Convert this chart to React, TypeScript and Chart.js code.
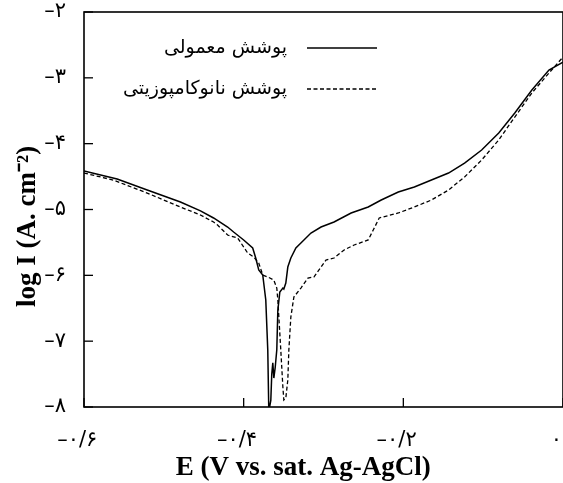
import React, { useEffect, useRef } from "react";
import { Chart, registerables } from "chart.js";

Chart.register(...registerables);

// ---- data ----
const seriesNames = ["پوشش معمولی", "پوشش نانوکامپوزیتی"];

const conventionalE = [
  -0.6, -0.5585, -0.5208, -0.4792, -0.4541, -0.4377, -0.4201, -0.4126, -0.4, -0.3887,
  -0.3849, -0.3811, -0.3761, -0.3723, -0.3698, -0.3686, -0.3675, -0.366, -0.3648, -0.3635,
  -0.3622, -0.3605, -0.3585, -0.3572, -0.3547, -0.3509, -0.3497, -0.3472, -0.3447, -0.3409,
  -0.3346, -0.3283, -0.3157, -0.3031, -0.2868, -0.2654, -0.244, -0.2277, -0.2063, -0.1862,
  -0.1648, -0.1434, -0.1233, -0.1019, -0.0805, -0.0604, -0.039, -0.0176, 0,
];
const conventionalLogI = [
  -4.415, -4.537, -4.704, -4.886, -5.02, -5.129, -5.266, -5.342, -5.463, -5.585,
  -5.737, -5.919, -5.995, -6.375, -7.134, -8.0, -8.0, -7.9, -7.5, -7.33,
  -7.56, -7.4, -7.13, -6.53, -6.253, -6.193, -6.208, -6.117, -5.874, -5.737,
  -5.585, -5.509, -5.357, -5.266, -5.19, -5.053, -4.962, -4.856, -4.734, -4.658,
  -4.552, -4.446, -4.294, -4.096, -3.838, -3.534, -3.185, -2.881, -2.76,
];

const nanoE = [
  -0.6, -0.5635, -0.5208, -0.4792, -0.4541, -0.4377, -0.4327, -0.4201, -0.4075, -0.395,
  -0.3874, -0.3811, -0.3761, -0.3698, -0.3623, -0.3585, -0.3572, -0.3535, -0.3509, -0.3497,
  -0.3472, -0.3447, -0.3434, -0.3409, -0.3371, -0.3283, -0.3195, -0.3119, -0.3031, -0.2969,
  -0.2868, -0.2742, -0.2616, -0.244, -0.2377, -0.2302, -0.2063, -0.1862, -0.1648, -0.1434,
  -0.1233, -0.1019, -0.0805, -0.0604, -0.039, -0.0176, 0,
];
const nanoLogI = [
  -4.446, -4.552, -4.75, -4.962, -5.084, -5.19, -5.236, -5.388, -5.433, -5.661,
  -5.722, -5.813, -5.995, -6.025, -6.071, -6.193, -6.375, -7.134, -7.696, -7.894,
  -7.864, -7.59, -7.134, -6.633, -6.329, -6.193, -6.041, -6.025, -5.874, -5.767,
  -5.737, -5.615, -5.539, -5.463, -5.312, -5.129, -5.053, -4.962, -4.856, -4.704,
  -4.506, -4.248, -3.944, -3.595, -3.23, -2.927, -2.684,
];

const xTickValues = [-0.6, -0.4, -0.2, 0];
const yTickValues = [-8, -7, -6, -5, -4, -3, -2];

const xTitle = "E (V vs. sat. Ag-AgCl)";
const yTitle = "log I (A. cm⁻²)";

const faDigits = "۰۱۲۳۴۵۶۷۸۹";
const toFa = (s: string) => s.replace(/\d/g, (d) => faDigits[+d]);

const fmtX = (v: number) => {
  const t = Math.round(v * 10);
  if (t === 0) return "۰";
  return "–۰/" + toFa(String(Math.abs(t)));
};
const fmtY = (v: number) => {
  const r = Math.round(v);
  if (r === 0) return "۰";
  return (r < 0 ? "–" : "") + toFa(String(Math.abs(r)));
};

const NB = "\u00a0";

const framePlugin = {
  id: "frameTicks",
  afterDatasetsDraw(chart: any) {
    const { ctx, chartArea } = chart;
    const { left, right, top, bottom } = chartArea;
    ctx.save();
    ctx.strokeStyle = "#000";
    ctx.lineWidth = 1.6;
    ctx.setLineDash([]);
    ctx.strokeRect(left, top, right - left, bottom - top);
    ctx.lineWidth = 1.3;
    const ys = chart.scales.y;
    ys.ticks.forEach((t: any) => {
      const p = ys.getPixelForValue(t.value);
      ctx.beginPath();
      ctx.moveTo(left, p);
      ctx.lineTo(left + 9, p);
      ctx.stroke();
    });
    const xs = chart.scales.x;
    xs.ticks.forEach((t: any) => {
      const p = xs.getPixelForValue(t.value);
      ctx.beginPath();
      ctx.moveTo(p, bottom);
      ctx.lineTo(p, bottom - 9);
      ctx.stroke();
    });
    ctx.restore();
  },
};

const legendPlugin = {
  id: "inlineLegend",
  afterDraw(chart: any) {
    const { ctx } = chart;
    const rows = [48, 89];
    chart.data.datasets.forEach((ds: any, i: number) => {
      const y = rows[i];
      ctx.save();
      ctx.fillStyle = "#000";
      ctx.font = '19px "DejaVu Sans"';
      ctx.textAlign = "right";
      ctx.textBaseline = "middle";
      ctx.fillText(ds.label, 287, y);
      ctx.strokeStyle = "#000";
      ctx.lineWidth = ds.borderWidth;
      ctx.setLineDash(ds.borderDash || []);
      ctx.beginPath();
      ctx.moveTo(307, y);
      ctx.lineTo(377, y);
      ctx.stroke();
      ctx.restore();
    });
  },
};

export default function App() {
  const ref = useRef<HTMLCanvasElement | null>(null);

  useEffect(() => {
    if (!ref.current) return;
    const chart = new Chart(ref.current, {
      type: "scatter",
      data: {
        datasets: [
          {
            label: seriesNames[0],
            data: conventionalE.map((e, i) => ({ x: e, y: conventionalLogI[i] })),
            showLine: true,
            borderColor: "#000",
            borderWidth: 1.5,
            pointRadius: 0,
            tension: 0,
          },
          {
            label: seriesNames[1],
            data: nanoE.map((e, i) => ({ x: e, y: nanoLogI[i] })),
            showLine: true,
            borderColor: "#000",
            borderWidth: 1.3,
            borderDash: [4, 2.5],
            pointRadius: 0,
            tension: 0,
          },
        ],
      },
      options: {
        animation: false,
        responsive: false,
        devicePixelRatio: 1,
        layout: { padding: { top: 12, right: 0, left: 0, bottom: 0 } },
        plugins: {
          legend: { display: false },
          tooltip: { enabled: false },
        },
        scales: {
          x: {
            type: "linear",
            min: -0.6,
            max: 0,
            afterBuildTicks: (s: any) => {
              s.ticks = xTickValues.map((v) => ({ value: v }));
            },
            afterFit: (s: any) => {
              s.height = 76;
              s.paddingLeft = 0;
              s.paddingRight = 0;
            },
            grid: { display: false, drawTicks: false },
            border: { display: false },
            ticks: {
              autoSkip: false,
              maxRotation: 0,
              color: "#000",
              padding: 21,
              font: { family: "DejaVu Sans", size: 21 },
              callback: (v: any) => fmtX(Number(v)) + NB + NB,
            },
            title: {
              display: true,
              text: xTitle + NB.repeat(6),
              color: "#000",
              font: { family: "Liberation Serif", size: 27, weight: "bold", lineHeight: 1.1 },
              padding: { top: 0, bottom: 0 },
            },
          },
          y: {
            type: "linear",
            min: -8,
            max: -2,
            afterBuildTicks: (s: any) => {
              s.ticks = yTickValues.map((v) => ({ value: v }));
            },
            afterFit: (s: any) => {
              s.width = 84;
              s.paddingTop = 0;
              s.paddingBottom = 0;
            },
            grid: { display: false, drawTicks: false },
            border: { display: false },
            ticks: {
              autoSkip: false,
              color: "#000",
              padding: 18,
              font: { family: "DejaVu Sans", size: 21 },
              callback: (v: any) => fmtY(Number(v)),
            },
            title: {
              display: true,
              text: yTitle + NB.repeat(5),
              color: "#000",
              font: { family: "Liberation Serif", size: 27, weight: "bold", lineHeight: 1.2 },
              padding: { top: 12, bottom: 0 },
            },
          },
        },
      },
      plugins: [framePlugin, legendPlugin],
    } as any);
    return () => chart.destroy();
  }, []);

  return (
    <div style={{ position: "fixed", left: 0, top: 0, width: 563, height: 483, background: "#fff" }}>
      <canvas ref={ref} width={563} height={483} style={{ display: "block" }} />
    </div>
  );
}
****
### [WORK TO BE COMPLETED]
Please take the lines from the beginning of the data above through the line holding "const toFa = (s: string)" and transcribe them exactly, without any pictures.

### [RESULT]
Convert this chart to React, TypeScript and Chart.js code.
import React, { useEffect, useRef } from "react";
import { Chart, registerables } from "chart.js";

Chart.register(...registerables);

// ---- data ----
const seriesNames = ["پوشش معمولی", "پوشش نانوکامپوزیتی"];

const conventionalE = [
  -0.6, -0.5585, -0.5208, -0.4792, -0.4541, -0.4377, -0.4201, -0.4126, -0.4, -0.3887,
  -0.3849, -0.3811, -0.3761, -0.3723, -0.3698, -0.3686, -0.3675, -0.366, -0.3648, -0.3635,
  -0.3622, -0.3605, -0.3585, -0.3572, -0.3547, -0.3509, -0.3497, -0.3472, -0.3447, -0.3409,
  -0.3346, -0.3283, -0.3157, -0.3031, -0.2868, -0.2654, -0.244, -0.2277, -0.2063, -0.1862,
  -0.1648, -0.1434, -0.1233, -0.1019, -0.0805, -0.0604, -0.039, -0.0176, 0,
];
const conventionalLogI = [
  -4.415, -4.537, -4.704, -4.886, -5.02, -5.129, -5.266, -5.342, -5.463, -5.585,
  -5.737, -5.919, -5.995, -6.375, -7.134, -8.0, -8.0, -7.9, -7.5, -7.33,
  -7.56, -7.4, -7.13, -6.53, -6.253, -6.193, -6.208, -6.117, -5.874, -5.737,
  -5.585, -5.509, -5.357, -5.266, -5.19, -5.053, -4.962, -4.856, -4.734, -4.658,
  -4.552, -4.446, -4.294, -4.096, -3.838, -3.534, -3.185, -2.881, -2.76,
];

const nanoE = [
  -0.6, -0.5635, -0.5208, -0.4792, -0.4541, -0.4377, -0.4327, -0.4201, -0.4075, -0.395,
  -0.3874, -0.3811, -0.3761, -0.3698, -0.3623, -0.3585, -0.3572, -0.3535, -0.3509, -0.3497,
  -0.3472, -0.3447, -0.3434, -0.3409, -0.3371, -0.3283, -0.3195, -0.3119, -0.3031, -0.2969,
  -0.2868, -0.2742, -0.2616, -0.244, -0.2377, -0.2302, -0.2063, -0.1862, -0.1648, -0.1434,
  -0.1233, -0.1019, -0.0805, -0.0604, -0.039, -0.0176, 0,
];
const nanoLogI = [
  -4.446, -4.552, -4.75, -4.962, -5.084, -5.19, -5.236, -5.388, -5.433, -5.661,
  -5.722, -5.813, -5.995, -6.025, -6.071, -6.193, -6.375, -7.134, -7.696, -7.894,
  -7.864, -7.59, -7.134, -6.633, -6.329, -6.193, -6.041, -6.025, -5.874, -5.767,
  -5.737, -5.615, -5.539, -5.463, -5.312, -5.129, -5.053, -4.962, -4.856, -4.704,
  -4.506, -4.248, -3.944, -3.595, -3.23, -2.927, -2.684,
];

const xTickValues = [-0.6, -0.4, -0.2, 0];
const yTickValues = [-8, -7, -6, -5, -4, -3, -2];

const xTitle = "E (V vs. sat. Ag-AgCl)";
const yTitle = "log I (A. cm⁻²)";

const faDigits = "۰۱۲۳۴۵۶۷۸۹";
const toFa = (s: string) => s.replace(/\d/g, (d) => faDigits[+d]);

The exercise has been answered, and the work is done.